When you are reversing, you will see the distance between the car and the surrounding obstacles to avoid collision. The device for detecting the distance is an ultrasonic sensor. In this experiment, you will learn how the ultrasonic wave detects the distance.

Components¶

../_images/uno17.png

Schematic Diagram¶

../_images/image134.png

Experimental Procedures¶

Step 1: Build the circuit.

../_images/image135.png

Step 2: Open the code file.

Step 3: Select the Board and Port.

Step 4: Upload the sketch to the board.

Now, if you use a piece of paper to approach or keep it far away from the sensor. You will see the value displayed on the LCD changes, which indicates the distance between the paper and the ultrasonic sensor.

../_images/image137.jpeg

Code¶

Code Analysis¶

1. Initialize the ultrasonic sensor and LCD1602

#include <LiquidCrystal.h>

LiquidCrystal lcd(4, 6, 10, 11, 12, 13);  //lcd(RS,E,D4,D5,D6,D7)

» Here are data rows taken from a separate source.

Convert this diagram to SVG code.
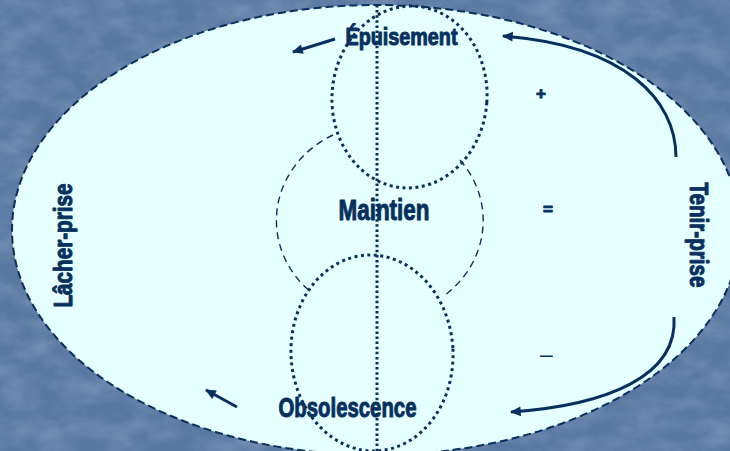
<svg xmlns="http://www.w3.org/2000/svg" width="730" height="451" viewBox="0 0 730 451">
  <defs>
    <filter id="tex" x="0" y="0" width="100%" height="100%">
      <feTurbulence type="fractalNoise" baseFrequency="0.03 0.05" numOctaves="4" seed="7"/>
      <feColorMatrix type="matrix" values="0 0 0 0 1  0 0 0 0 1  0 0 0 0 1  0.3 0 0 0 -0.1"/>
    </filter>
    <marker id="ah" viewBox="0 0 10 10" refX="9" refY="5" markerWidth="4" markerHeight="3.6" orient="auto" markerUnits="strokeWidth">
      <path d="M0,0.5 L10,5 L0,9.5 z" fill="#07305f"/>
    </marker>
    <style>
      .lbl { font-family: "Liberation Sans", Arial, sans-serif; font-weight: bold; fill: #07305f; stroke: #07305f; stroke-width: 1; stroke-linejoin: round; }
      .sym { font-family: "Liberation Sans", Arial, sans-serif; fill: #07305f; }
      .dot { fill: none; stroke: #07305f; stroke-width: 3; stroke-dasharray: 3 3.5; }
      .dash { fill: none; stroke: #07305f; stroke-width: 1.4; stroke-dasharray: 7 5; }
      .arrow { fill: none; stroke: #07305f; stroke-width: 3; marker-end: url(#ah); }
    </style>
  </defs>

  <!-- background -->
  <rect x="0" y="0" width="730" height="451" fill="#5878a2"/>
  <rect x="0" y="0" width="730" height="451" filter="url(#tex)"/>

  <!-- big ellipse -->
  <g id="frame">
    <ellipse cx="376" cy="230" rx="364" ry="225" fill="#e6ffff" stroke="#07305f" stroke-width="2" stroke-dasharray="8 4"/>
  </g>

  <!-- axis -->
  <g id="axis">
    <line x1="377" y1="5" x2="377" y2="451" stroke="#07305f" stroke-width="3" stroke-dasharray="2.5 2.6"/>
  </g>

  <!-- circles -->
  <g id="epuisement-zone">
    <ellipse class="dot" cx="409.5" cy="97" rx="77.5" ry="91" transform="rotate(4 409.5 97)"/>
  </g>
  <g id="maintien-zone">
    <path class="dash" d="M333,135 A103.5,96 0 0,0 312,293"/>
    <path class="dash" d="M460,160 A103.5,96 0 0,1 445,295"/>
  </g>
  <g id="obsolescence-zone">
    <ellipse class="dot" cx="372" cy="353" rx="81" ry="98" transform="rotate(-3 372 353)"/>
  </g>

  <!-- connectors -->
  <g id="connectors">
    <path class="arrow" d="M335,39 L293,52"/>
    <path class="arrow" d="M676,157 C676,100 625,45 503,36"/>
    <path class="arrow" d="M674,317 C678,375 610,405 511,412"/>
    <path class="arrow" d="M237,407 L206,390"/>
  </g>

  <!-- labels -->
  <g id="label-epuisement">
    <text class="lbl" x="345.5" y="45" font-size="23" textLength="112" lengthAdjust="spacingAndGlyphs">Épuisement</text>
  </g>
  <g id="label-maintien">
    <text class="lbl" x="338.5" y="220" font-size="30" textLength="91" lengthAdjust="spacingAndGlyphs">Maintien</text>
  </g>
  <g id="label-obsolescence">
    <text class="lbl" x="278.5" y="417" font-size="27" textLength="138" lengthAdjust="spacingAndGlyphs">Obsolescence</text>
  </g>
  <g id="label-lacher">
    <text class="lbl" transform="translate(72,245.5) rotate(-90)" x="-62" y="0" font-size="25" textLength="124" lengthAdjust="spacingAndGlyphs">Lâcher-prise</text>
  </g>
  <g id="label-tenir">
    <text class="lbl" transform="translate(690,235) rotate(90)" x="-52.5" y="0" font-size="26" textLength="105" lengthAdjust="spacingAndGlyphs">Tenir-prise</text>
  </g>
  <g id="signs">
    <text class="lbl" x="541" y="99" font-size="17" text-anchor="middle">+</text>
    <text class="lbl" x="548" y="215" font-size="17" text-anchor="middle">=</text>
    <text class="sym" x="546.5" y="362" font-size="23" text-anchor="middle">–</text>
  </g>
</svg>
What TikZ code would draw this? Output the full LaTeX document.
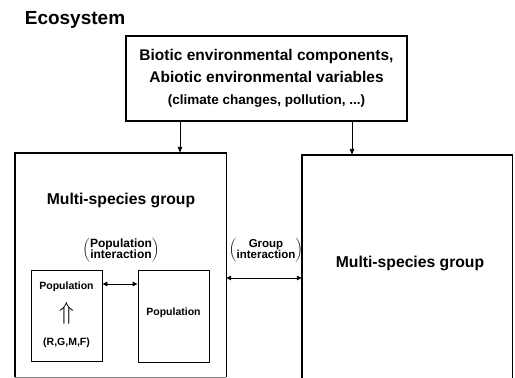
\documentclass[tikz,border=0pt]{standalone}
\usepackage{fontspec}
\setmainfont{Liberation Sans}
\usetikzlibrary{arrows.meta}
\begin{document}
\begin{tikzpicture}[x=1pt,y=-1pt,
  bigbox/.style={inner sep=0pt},
  envbox/.style={draw, line width=1.2pt, inner sep=0pt, align=center,
    font=\bfseries\fontsize{15.5}{22}\selectfont},
  popbox/.style={draw, line width=0.9pt, inner sep=0pt},
  edge/.style={line width=1.4pt},
  txt/.style={inner sep=0pt, align=center},
  big/.style={txt, font=\bfseries\fontsize{15.7}{18}\selectfont},
  small/.style={txt, font=\bfseries\fontsize{10.5}{12}\selectfont},
  inter/.style={txt, font=\bfseries\fontsize{12}{13}\selectfont},
  arr/.style={-{Triangle[length=6pt,width=4.5pt]}, line width=0.9pt},
  darr/.style={{Triangle[length=5pt,width=4.5pt]}-{Triangle[length=5pt,width=4.5pt]}, line width=0.9pt}]
\useasboundingbox (0,0) rectangle (515,378);

\node[txt, font=\bfseries\fontsize{19}{20}\selectfont] (eco) at (75,20) {Ecosystem};

\node[envbox, minimum width=281pt, minimum height=85pt] (env) at (266.5,78.5)
  {Biotic environmental components,\\ Abiotic environmental variables\\
   {\fontsize{13.5}{22}\selectfont (climate changes, pollution, ...)}};

% big boxes
\node[bigbox, minimum width=211pt, minimum height=224pt] (L) at (120.5,265) {};
\node[bigbox, minimum width=210pt, minimum height=223pt] (R) at (407,266.5) {};
\draw[edge] (L.south west) -- (L.north west) -- (L.north east) -- (L.south east);
\draw[gray, line width=0.5pt] (L.south west) -- (L.south east);
\draw[edge] (R.south west) -- (R.north west) -- (R.north east) -- (R.south east);

% arrows from environment
\coordinate (a1) at (180,0);
\coordinate (a2) at (352,0);
\draw[arr] (env.south -| a1) -- (L.north -| a1);
\draw[arr] (env.south -| a2) -- (R.north -| a2);

\node[big] (lt) at (121,200) {Multi-species group};
\node[big] (rt) at (410,263) {Multi-species group};

% populations
\node[popbox, minimum width=71pt, minimum height=91pt] (lp) at (66.5,315.5) {};
\node[popbox, minimum width=71pt, minimum height=92pt] (rp) at (173.5,316) {};
\node[small] (lpt) at (66.5,287) {Population};
\node[txt, font=\fontsize{28}{28}\selectfont] (up) at (66.5,313) {$\Uparrow$};
\node[small] (rgmf) at (66.5,343) {(R,G,M,F)};
\node[small] (rpt) at (173.5,313) {Population};

\node[inter] (pint) at (121,250)
  {$\left(\begin{tabular}{@{}c@{}}Population\\[-2pt]interaction\end{tabular}\right)$};
\node[inter, font=\bfseries\fontsize{11.5}{13}\selectfont] (gint) at (266,250)
  {$\left(\begin{tabular}{@{}c@{}}Group\\[-2pt]interaction\end{tabular}\right)$};

\coordinate (pa) at (0,284);
\coordinate (ga) at (0,278);
\draw[darr] (lp.east |- pa) -- (rp.west |- pa);
\draw[darr] (L.east |- ga) -- (R.west |- ga);
\end{tikzpicture}
\end{document}
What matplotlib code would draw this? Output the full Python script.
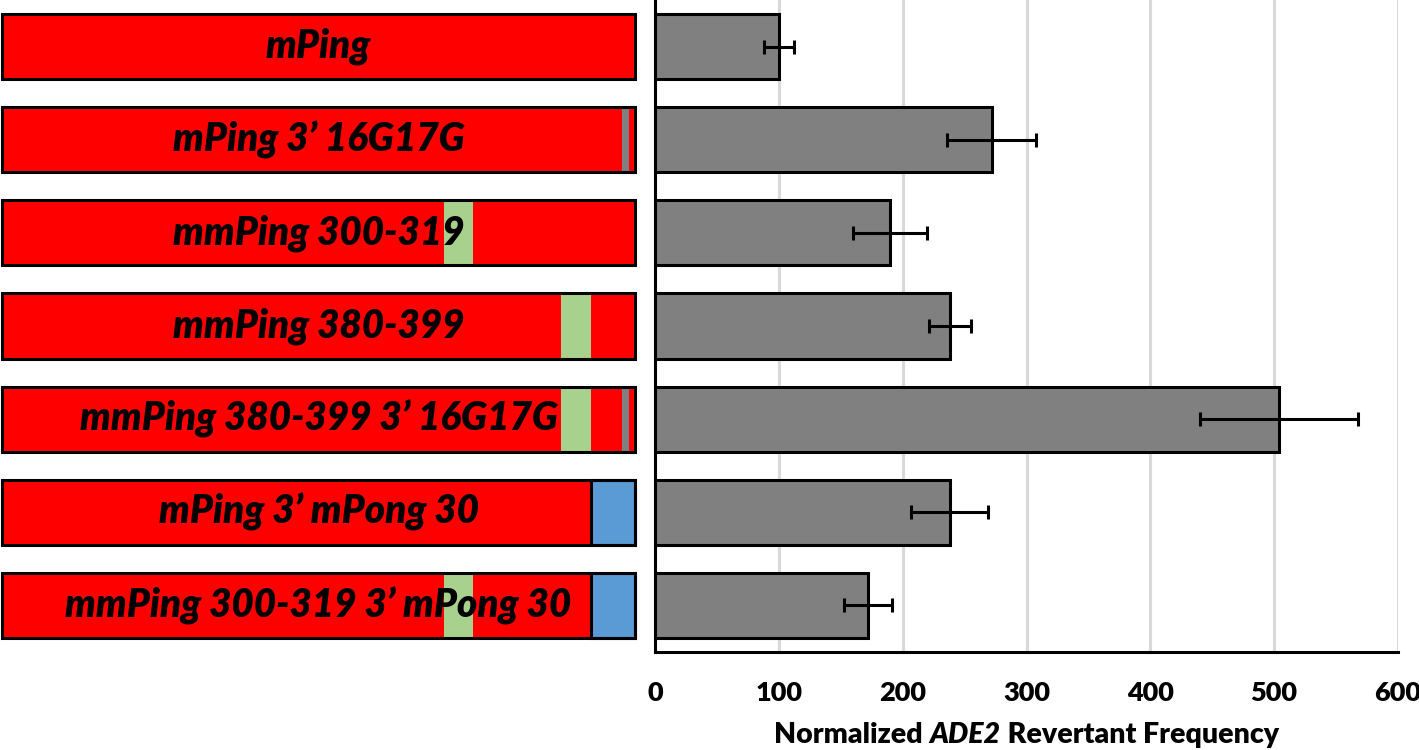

const int trigPin = 2;  //  trig pin on the ultrasonic sensor attach to pin2 .
const int echoPin = 3;  //  echo pin on the ultrasonic sensor attach to pin3.

void setup() {
lcd.begin(16, 2);  // set the position of the characters on the LCD as Line 2, Column 16
Serial.begin(9600);
pinMode(echoPin, INPUT);
pinMode(trigPin, OUTPUT);
}

2. Display the distance on the LCD1602

void loop() {
    float distance = readSensorData();
    //Serial.println(distance); //Print the distance on the serial monitor
    lcd.setCursor(0, 0);         //Place the cursor at Line 1, Column 1. From here the characters are to be displayed
    lcd.print("Distance:");      ////Print Distance: on the LCD
    lcd.setCursor(0, 1);         //Set the cursor at Line 1, Column 0
    lcd.print("             ");  //Here is to leave some spaces after the characters so as to clear the previous characters that may still remain.
    lcd.setCursor(9, 1);         //Set the cursor at Line 1, Column 9.
    lcd.print(distance);         // print on the LCD the value of the distance converted from the time between ping sending and receiving.
    lcd.setCursor(12, 1);        //Set the cursor at Line 1, Column 12.
    lcd.print("cm");             //print the unit "cm"
}

3. Convert the time to distance

float readSensorData(){// ...}

PING is triggered by a HIGH pulse of 2 or more microseconds. (Give a short LOW pulse beforehand to ensure a clean HIGH pulse.)

digitalWrite(trigPin, LOW);
delayMicroseconds(2);
digitalWrite(trigPin, HIGH);
delayMicroseconds(10);
digitalWrite(trigPin, LOW);

The echo pin is used to read signal from PING, a HIGH pulse whose duration is the time (in microseconds) from the sending of the ping to the reception of echo of the object.

microsecond=pulseIn(echoPin, HIGH);

The speed of sound is 340 m/s or 29 microseconds per centimeter.

This gives the distance travelled by the ping, outbound and return, so we divide by 2 to get the distance of the obstacle.

float distance = microsecond / 29.00 / 2;